Enter the current movement to combine the governments of Topeka and Shawnee County. Proponents of the ballot measure to consolidate the governments mention the same thing that facts about the Topeka metro area suggest: the current state of affairs just isn’t getting the job done.

Opponents of the consolidation plan cite the fact that the two largest budgetary divisions of government, the Topeka Police Department and the Shawnee County Sheriff won’t be combined. Those opposed to the ballot measure also cite the plan’s vagueness as a reason to vote against.

Since Topeka and Shawnee County incorporated more than 150 years ago, there have been a total of zero attempts to consolidate the two governments. The opponents’ argument against the current consolidation plan supposes that a new ballot measure, in which more things are spelled out and more agencies are consolidated will be introduced within a few years. While that’s entirely possible, the track record of city/county consolidation indicates that a new and improved measure probably won’t happen in the near future.
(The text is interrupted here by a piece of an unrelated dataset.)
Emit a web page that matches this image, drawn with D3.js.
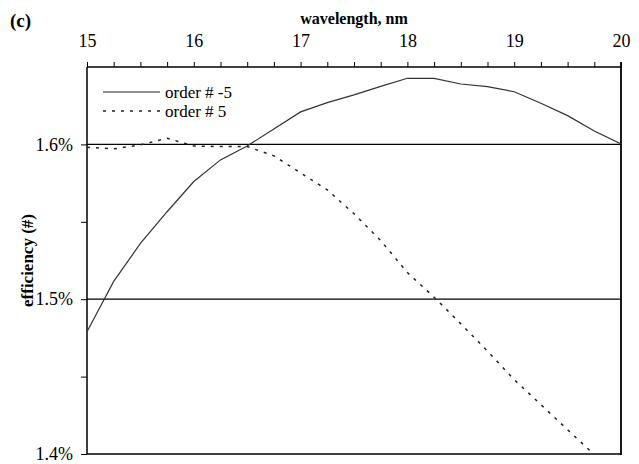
<!DOCTYPE html>
<html>
<head>
<meta charset="utf-8">
<script src="https://cdn.jsdelivr.net/npm/d3@7"></script>
<style>
  body { margin: 0; background: #fff; }
  svg { display: block; font-family: "Liberation Serif", "Times New Roman", serif; }
</style>
</head>
<body>
<div id="chart"></div>
<script>
// wavelength in nm, efficiency in %
const wavelengths = [15, 15.25, 15.5, 15.75, 16, 16.25, 16.5, 16.75, 17, 17.25, 17.5, 17.75,
                     18, 18.25, 18.5, 18.75, 19, 19.25, 19.5, 19.75, 20]
const orderMinus5 = [1.479, 1.5115, 1.536, 1.5565, 1.576, 1.590, 1.599, 1.610, 1.621, 1.627, 1.632, 1.6375,
                     1.6427, 1.6427, 1.639, 1.6373, 1.634, 1.6266, 1.6186, 1.6087, 1.6003]
const orderPlus5 = [1.5982, 1.5971, 1.5997, 1.604, 1.599, 1.5986, 1.5986, 1.5926, 1.5816, 1.5706, 1.5552, 1.5379,
                    1.5172, 1.5013, 1.4841, 1.4665, 1.448, 1.4319, 1.4157, 1.3995, 1.384]
const xLabels = [15, 16, 17, 18, 19, 20]
const yLabels = [1.4, 1.5, 1.6]
const yMinor = [1.45, 1.55]
const legendNames = ['order # -5', 'order # 5']

const w = 639
const h = 464
const margin = {top: 67, right: 18, bottom: 10, left: 87}

const svg = d3.select('#chart')
    .append('svg')
    .attr('width', w)
    .attr('height', h)

const x = d3.scaleLinear().domain([15, 20]).range([margin.left, w - margin.right])
const y = d3.scaleLinear().domain([1.4, 1.65]).range([h - margin.bottom, margin.top])

svg.append('defs').append('clipPath').attr('id', 'plot-clip')
    .append('rect')
    .attr('x', x(15)).attr('y', y(1.65))
    .attr('width', x(20) - x(15)).attr('height', y(1.4) - y(1.65))

// gridlines
svg.selectAll('.grid')
    .data([1.5, 1.6])
    .enter()
    .append('line')
    .attr('x1', x(15)).attr('x2', x(20))
    .attr('y1', d => y(d)).attr('y2', d => y(d))
    .attr('stroke', '#000')
    .attr('stroke-width', 1.2)

// top x axis
const xTicks = d3.range(15, 20.001, 0.25)
const xAxis = svg.append('g')
    .attr('transform', `translate(0, ${y(1.65)})`)
    .call(d3.axisTop(x).tickValues(xTicks).tickSize(5).tickFormat(d => xLabels.includes(d) ? d : ''))
xAxis.select('.domain').attr('stroke-width', 1.3).attr('d', `M${x(15)},0H${x(20)}`)
xAxis.selectAll('.tick line').attr('stroke-width', 1)
xAxis.selectAll('text')
    .attr('font-size', 18)
    .attr('font-family', 'Liberation Serif')
    .attr('dy', 0)
    .attr('y', -20)

// left y axis
const yAxis = svg.append('g')
    .attr('transform', `translate(${x(15)}, 0)`)
    .call(d3.axisLeft(y).tickValues(yLabels.concat(yMinor)).tickSize(6)
        .tickFormat(d => yLabels.includes(d) ? d.toFixed(1) + '%' : ''))
yAxis.select('.domain').attr('stroke-width', 1.5).attr('d', `M0,${y(1.4)}V${y(1.65)}`)
yAxis.selectAll('text')
    .attr('font-size', 18)
    .attr('font-family', 'Liberation Serif')
    .attr('x', -14)

// right and bottom frame
svg.append('line')
    .attr('x1', x(20)).attr('x2', x(20))
    .attr('y1', y(1.65) - 5).attr('y2', y(1.4) + 1)
    .attr('stroke', '#000').attr('stroke-width', 1.8)
svg.append('line')
    .attr('x1', x(15)).attr('x2', x(20))
    .attr('y1', y(1.4)).attr('y2', y(1.4))
    .attr('stroke', '#000').attr('stroke-width', 1.5)

const line = d3.line()
    .x((d, i) => x(wavelengths[i]))
    .y(d => y(d))

const plot = svg.append('g').attr('clip-path', 'url(#plot-clip)')

plot.append('path')
    .datum(orderMinus5)
    .attr('d', line)
    .attr('fill', 'none')
    .attr('stroke', '#333')
    .attr('stroke-width', 1.2)

plot.append('path')
    .datum(orderPlus5)
    .attr('d', line)
    .attr('fill', 'none')
    .attr('stroke', '#222')
    .attr('stroke-width', 1.5)
    .attr('stroke-dasharray', '3,6')

// legend
const legend = svg.append('g')
legendNames.forEach((name, i) => {
    const ly = 92 + i * 19
    legend.append('line')
        .attr('x1', 103).attr('x2', 160)
        .attr('y1', ly).attr('y2', ly)
        .attr('stroke', '#222')
        .attr('stroke-width', i === 0 ? 1.2 : 1.5)
        .attr('stroke-dasharray', i === 0 ? null : '3,6')
    legend.append('text')
        .attr('x', 165).attr('y', ly + 6)
        .attr('font-size', 17)
        .text(name)
})

// titles
svg.append('text')
    .attr('x', 10).attr('y', 27)
    .attr('font-size', 19)
    .attr('font-weight', 'bold')
    .text('(c)')

svg.append('text')
    .attr('x', (x(15) + x(20)) / 2).attr('y', 24)
    .attr('text-anchor', 'middle')
    .attr('font-size', 16)
    .attr('font-weight', 'bold')
    .text('wavelength, nm')

svg.append('text')
    .attr('transform', `translate(33, ${(y(1.4) + y(1.65)) / 2}) rotate(-90)`)
    .attr('text-anchor', 'middle')
    .attr('font-size', 17)
    .attr('font-weight', 'bold')
    .text('efficiency (#)')
</script>
</body>
</html>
I’ll be the first to admit that, based on what I’ve seen of the consolidation measure, it would help if the measure was more specific and if more agencies were consolidated. Further, the concept of approving the consolidation on faith that it might work out in the end isn’t a very good argument to approve the measure.

However, Topeka needs to do something to turn things around, and the consolidation plan allows both the city and the county to do just that. For that reason alone, voters need to approve the ballot measure to consolidate the two governments. Sure, not everything is perfect, but assuming that we hold our elected officials accountable, let’s approve the plan now and then when and where changes need to be made, citizens can demand those changes through electing the right individuals.

This is a step in Topeka’s history that will mark whether the city will become competitive or continue to be an also-ran of old industrial Midwest communities that lost their way.